Here’s how I see the connections between these three epistemologies:

  1. Conventional science. Understand systems via controlled experiments: setting up configurations that differ in only a few managed ways and seeing whether those differences correspond to different system behaviours. If they do, construct an “explanation”; if they don’t, it’s back to the drawing board.
  2. Computational science. Understand systems by building simulations of them and tweaking the simulations to see if the differences are those that are expected from the tweaks. (Simulations increase the range of systems that can be investigated when either the tweaks can’t be done on the real system, or when the system is hypothesised to be emergent from some simpler pieces.)
  3. Data science. Understand systems by looking at the different configurations that naturally occur and seeing how these correspond to different system behaviors. When they do, construct an “explanation”.
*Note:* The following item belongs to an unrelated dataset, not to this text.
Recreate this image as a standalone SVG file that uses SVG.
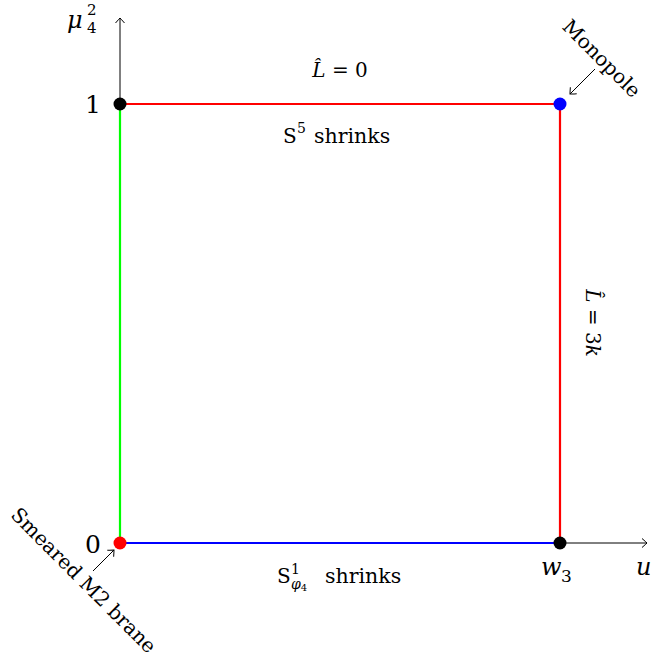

In other words, conventional science pokes the system being investigated in careful ways and sees how it reacts; computational science creates a replica of the system and pokes that; and data science looks at the system being poked and tries to match the reactions to the poking.

Underlying these differences in approach is also, of course, differences in validation: how one tells if an explanation is sufficient. The first two both start from a hypothesis and use statistical machinery to decide whether the hypothesis is supported sufficiently strongly. The difference is that the computational science has more flexibility to set up controlled experiments and so, all things considered, can get stronger evidence. (But there is always the larger question of whether the simulation actually reproduces the system of interest — critical, but often ignored, and with huge risks of “unknown unknowns”.) Data science, in contrast, validates its models of the system being studied by approaches such as the use of a test set, a component of the system that was not used to build the model, but which should behave as the original system did. It is also buttressed by the ability to generate multiple models and so compare among them.

Data science is advancing on two fronts: first, the flexibility it provides to conventional science not to have to construct carefully balanced controlled experiments; second, and much more significantly, the opportunity it creates for making scientific progress in the social sciences and humanities, replacing “qualitative” by “quantitative” in unprecedented ways.